My life does not feature a Night Court, a combat training ring, or a magical city like Velaris, but I have found myself rebuilding in the company of people I did not expect.
And I really mean did not expect…
Some of my newer friendships came out of the kind of places where someone might ask, “Okay, you met them how?”
But hey, sometimes the people who arrive during a hard season aren’t the people you would have predicted. They’re not always the ones with the neatest timing. Sometimes they’re chaotic. Sometimes they’re deeply random. Sometimes they appear in the middle of the mess and, instead of requiring you to clean it up first, they just sit beside you in it.

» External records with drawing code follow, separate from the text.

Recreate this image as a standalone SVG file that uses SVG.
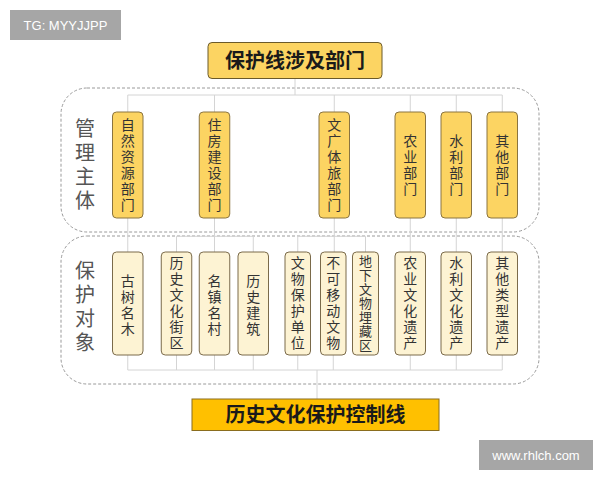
<svg xmlns="http://www.w3.org/2000/svg" width="600" height="480" viewBox="0 0 600 480">
<style>
text{font-family:"Noto Sans CJK SC","Noto Sans",sans-serif;text-anchor:middle}
.v{writing-mode:vertical-rl}
.wm{fill:#a6a6a6}
.wmt{fill:#fff;font-family:"Liberation Sans",Arial,sans-serif;font-size:13px}
.grp{fill:none;stroke:#9a9a9a;stroke-width:1;stroke-dasharray:3 2}
.conn{fill:none;stroke:#d4d4d4;stroke-width:1}
.title{fill:#fcd462;stroke:#6b5a2a;stroke-width:1}
.final{fill:#ffc000;stroke:#8a6d1e;stroke-width:1}
.dept{fill:#fcd462;stroke:#8a7440;stroke-width:1}
.obj{fill:#fdf3d3;stroke:#7a6a4a;stroke-width:1}
.tt{font-size:20px;font-weight:700;fill:#1a1a1a}
.lbl{font-size:20px;fill:#555;letter-spacing:4px}
.bt{font-size:14px;fill:#333;letter-spacing:2px}
.bs{font-size:13px;fill:#333;letter-spacing:1px}
</style>
<rect class="wm" x="10" y="10" width="111" height="30"/>
<text class="wmt" x="65.5" y="30">TG: MYYJJPP</text>
<rect class="wm" x="479" y="440" width="114" height="30"/>
<text class="wmt" x="536" y="460">www.rhlch.com</text>

<rect class="grp" x="61" y="88" width="478" height="144" rx="26"/>
<rect class="grp" x="61" y="236" width="478" height="148" rx="26"/>

<g id="connectors">
<path class="conn" d="M295 78V95M127.75 95H502.25M127.75 95V112M214.5 95V112M334.25 95V112M410.25 95V112M456.25 95V112M502.25 95V112"/>
<path class="conn" d="M127.75 218V252M214.5 218V252M334.25 218V252M410.25 218V252M456.25 218V252M502.25 218V252"/>
<path class="conn" d="M176.5 252V236.3H253.25V252M297.75 252V236.3H365.5V252"/>
<path class="conn" d="M127.75 355V370M176.5 355V370M214.5 355V370M253.25 355V370M297.75 355V370M333.25 355V370M410.25 355V370M456.25 355V370M502.25 355V370M127.75 370H502.25M317 370V399"/>
</g>

<g id="title">
<rect class="title" x="208" y="42.5" width="174" height="36" rx="4"/>
<text class="tt" x="295" y="67.5">保护线涉及部门</text>
</g>

<text class="lbl v" x="85" y="166">管理主体</text>
<text class="lbl v" x="85" y="308">保护对象</text>

<g id="d1"><rect class="dept" x="112.5" y="112" width="30.5" height="106" rx="4"/>
<text class="bt v" x="127.75" y="166">自然资源部门</text></g>
<g id="d2"><rect class="dept" x="199.25" y="112" width="30.5" height="106" rx="4"/>
<text class="bt v" x="214.5" y="166">住房建设部门</text></g>
<g id="d3"><rect class="dept" x="319" y="112" width="30.5" height="106" rx="4"/>
<text class="bt v" x="334.25" y="166">文广体旅部门</text></g>
<g id="d4"><rect class="dept" x="395" y="112" width="30.5" height="106" rx="4"/>
<text class="bt v" x="410.25" y="166">农业部门</text></g>
<g id="d5"><rect class="dept" x="441" y="112" width="30.5" height="106" rx="4"/>
<text class="bt v" x="456.25" y="166">水利部门</text></g>
<g id="d6"><rect class="dept" x="487" y="112" width="30.5" height="106" rx="4"/>
<text class="bt v" x="502.25" y="166">其他部门</text></g>

<g id="o1"><rect class="obj" x="112.5" y="252" width="30.5" height="103" rx="4"/>
<text class="bt v" x="127.75" y="306">古树名木</text></g>
<g id="o2"><rect class="obj" x="161.25" y="252" width="30.5" height="103" rx="4"/>
<text class="bt v" x="176.5" y="304">历史文化街区</text></g>
<g id="o3"><rect class="obj" x="199.25" y="252" width="30.5" height="103" rx="4"/>
<text class="bt v" x="214.5" y="306">名镇名村</text></g>
<g id="o4"><rect class="obj" x="238" y="252" width="30.5" height="103" rx="4"/>
<text class="bt v" x="253.25" y="306">历史建筑</text></g>
<g id="o5"><rect class="obj" x="285" y="252" width="25.5" height="103" rx="4"/>
<text class="bt v" x="297.75" y="304">文物保护单位</text></g>
<g id="o6"><rect class="obj" x="320.5" y="252" width="25.5" height="103" rx="4"/>
<text class="bt v" x="333.25" y="304">不可移动文物</text></g>
<g id="o7"><rect class="obj" x="352.5" y="252" width="26" height="103" rx="4"/>
<text class="bs v" x="365.5" y="304">地下文物埋藏区</text></g>
<g id="o8"><rect class="obj" x="395" y="252" width="30.5" height="103" rx="4"/>
<text class="bt v" x="410.25" y="304">农业文化遗产</text></g>
<g id="o9"><rect class="obj" x="441" y="252" width="30.5" height="103" rx="4"/>
<text class="bt v" x="456.25" y="304">水利文化遗产</text></g>
<g id="o10"><rect class="obj" x="487" y="252" width="30.5" height="103" rx="4"/>
<text class="bt v" x="502.25" y="304">其他类型遗产</text></g>

<g id="final">
<rect class="final" x="192" y="399" width="247" height="31.5"/>
<text class="tt" x="315.5" y="422">历史文化保护控制线</text>
</g>
</svg>
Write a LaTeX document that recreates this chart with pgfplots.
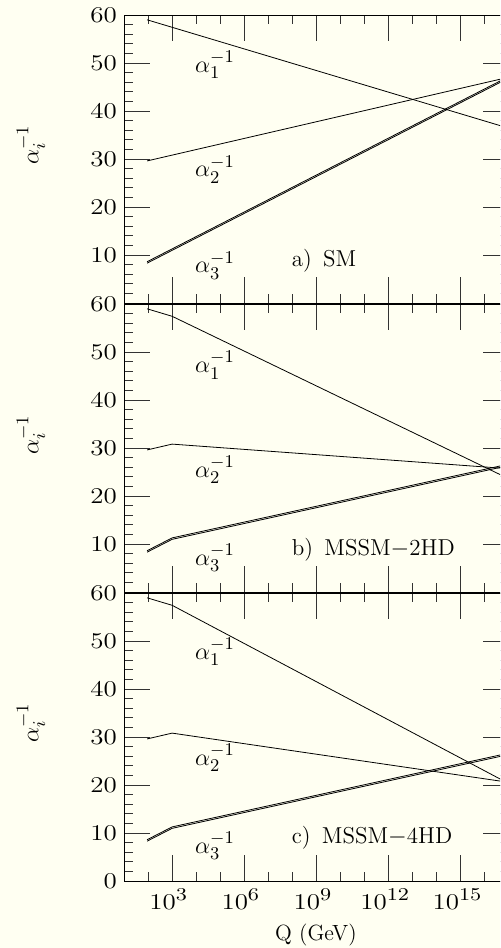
\documentclass[border=0pt]{standalone}
\usepackage{fontspec}
\usepackage{pgfplots}
\pgfplotsset{compat=1.18}
\definecolor{paper}{RGB}{255,255,242}
\newfontfamily\tickfont{Latin Modern Roman}[FakeStretch=1.2]
\newcommand{\pw}[1]{{\tickfont 10\raisebox{0.42em}{\fontsize{9}{9}\selectfont #1}}}

% 1 px of the reference = 0.5pt
\pgfplotsset{
  alphapanel/.style={
    anchor=south west, scale only axis,
    width=192.5pt, height=144pt,
    xmin=1e1, xmax=1e17, ymin=0, ymax=60,
    xtick={1e3,1e6,1e9,1e12,1e15},
    minor xtick={1e2,1e4,1e5,1e7,1e8,1e10,1e11,1e13,1e14,1e16},
    ytick={10,20,...,60}, minor ytick={2,4,...,58},
    xticklabels={},
    tick align=inside,
    major tick length=13pt, minor tick length=4.5pt,
    every tick/.style={black!80, line width=0.45pt},
    axis line style={black, line width=0.45pt},
    /pgf/number format/assume math mode=true,
    ticklabel style={font=\fontsize{11.25}{11.25}\tickfont},
  },
  curve/.style={black, line width=0.4pt, no markers},
}

\begin{document}
\begin{tikzpicture}
\useasboundingbox (0,0) rectangle (250pt,474pt);
\fill[paper] (0,0) rectangle (250pt,474pt);
\clip (0,0) rectangle (250pt,474pt);

% a) SM
\begin{semilogxaxis}[alphapanel, at={(62pt,322.5pt)}]
\addplot[curve] coordinates {(91.2,59.0) (1e17,36.4)};
\addplot[curve] coordinates {(91.2,29.6) (1e17,47.05)};
\addplot[curve] coordinates {(91.2,8.3) (1e17,46.9)};
\addplot[curve] coordinates {(91.2,8.6) (1e17,47.2)};
\node[anchor=base west, font=\fontsize{12.5}{12.5}\selectfont] at (axis cs:4.6e3,48.1) {$\alpha_1^{-1}$};
\node[anchor=base west, font=\fontsize{12.5}{12.5}\selectfont] at (axis cs:4.6e3,26.25) {$\alpha_2^{-1}$};
\node[anchor=base west, font=\fontsize{12.5}{12.5}\selectfont] at (axis cs:4.6e3,6.25) {$\alpha_3^{-1}$};
\node[anchor=base west, font=\fontsize{11.5}{11.5}\selectfont] at (axis cs:4.8e7,7.5) {a)\, SM};
\end{semilogxaxis}

% b) MSSM-2HD
\begin{semilogxaxis}[alphapanel, at={(62pt,178pt)}]
\addplot[curve] coordinates {(91.2,59.0) (1e3,57.44) (1e17,23.57)};
\addplot[curve] coordinates {(91.2,29.6) (1e3,30.81) (1e17,25.68)};
\addplot[curve] coordinates {(91.2,8.3) (1e3,10.97) (1e17,26.36)};
\addplot[curve] coordinates {(91.2,8.6) (1e3,11.27) (1e17,26.66)};
\node[anchor=base west, font=\fontsize{12.5}{12.5}\selectfont] at (axis cs:4.6e3,45.7) {$\alpha_1^{-1}$};
\node[anchor=base west, font=\fontsize{12.5}{12.5}\selectfont] at (axis cs:4.6e3,23.9) {$\alpha_2^{-1}$};
\node[anchor=base west, font=\fontsize{12.5}{12.5}\selectfont] at (axis cs:4.6e3,5.6) {$\alpha_3^{-1}$};
\node[anchor=base west, font=\fontsize{11.5}{11.5}\selectfont] at (axis cs:4.8e7,7.7) {b)\, MSSM$-$2HD};
\end{semilogxaxis}

% c) MSSM-4HD
\begin{semilogxaxis}[alphapanel, at={(62pt,33.5pt)},
  ytick={0,10,...,60},
  xticklabels={\pw{3},\pw{6},\pw{9},\pw{12},\pw{15}},
  xticklabel style={xshift=-2pt}]
\addplot[curve] coordinates {(91.2,59.0) (1e3,57.44) (1e17,20.27)};
\addplot[curve] coordinates {(91.2,29.6) (1e3,30.81) (1e17,20.55)};
\addplot[curve] coordinates {(91.2,8.3) (1e3,10.97) (1e17,26.36)};
\addplot[curve] coordinates {(91.2,8.6) (1e3,11.27) (1e17,26.66)};
\node[anchor=base west, font=\fontsize{12.5}{12.5}\selectfont] at (axis cs:4.6e3,46.2) {$\alpha_1^{-1}$};
\node[anchor=base west, font=\fontsize{12.5}{12.5}\selectfont] at (axis cs:4.6e3,24.1) {$\alpha_2^{-1}$};
\node[anchor=base west, font=\fontsize{12.5}{12.5}\selectfont] at (axis cs:4.6e3,5.8) {$\alpha_3^{-1}$};
\node[anchor=base west, font=\fontsize{11.5}{11.5}\selectfont] at (axis cs:4.8e7,7.9) {c)\, MSSM$-$4HD};
\end{semilogxaxis}

% axis titles
\node[rotate=90, font=\fontsize{12.5}{12.5}\selectfont] at (15.5pt,401.5pt) {$\alpha_i^{-1}$};
\node[rotate=90, font=\fontsize{12.5}{12.5}\selectfont] at (15.5pt,256.5pt) {$\alpha_i^{-1}$};
\node[rotate=90, font=\fontsize{12.5}{12.5}\selectfont] at (15.5pt,112.5pt) {$\alpha_i^{-1}$};
\node[font=\fontsize{11}{11}\selectfont] at (158pt,6.5pt) {Q (GeV)};
\end{tikzpicture}
\end{document}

(Also, one of these friends is very Mor-coded, and I say that with love and respect. You know the energy – bright, bold, hilarious, equal parts personal hype squad and blunt “ooh, girl, don’t do that” advice.
Finding Yourself Again
ACOMAF understands that healing is not just about escaping pain. It’s about returning to aliveness.
Not perfection.
Not closure tied with a neat little ribbon.
Not becoming a shiny new person with no baggage and incredible upper body strength.
Aliveness.
Laughing again.
Wanting things again.
Feeling curious again.
Feeling wanted.
Feeling safe enough to be weird in front of new friends.
Feeling safe enough to tell a truth and not get judged for it.
Feeling your personality come back online piece by piece.
That’s what this book is doing for me right now.
It’s reminding me that there is life after survival.
There is a self waiting on the other side of numbness.
The first signs of healing aren’t huge. They’re as simple as laughing with the right people. Texting a friend. Feeling understood. Letting yourself want more. Picking up a book again.
Final Thoughts
Maybe that’s why A Court of Mist and Fury feels so healing to me right now. Because beneath the romance and the yearning and the beautiful drama, it’s really a story about becoming yourself again.
Feyre gets love, yes. But first, she gets free. She gets stronger. She gets her fire back.
I may not have a Rhysand, but I have something even better: the chance to become fully, unapologetically myself. And right now, that feels like the most powerful ending of all.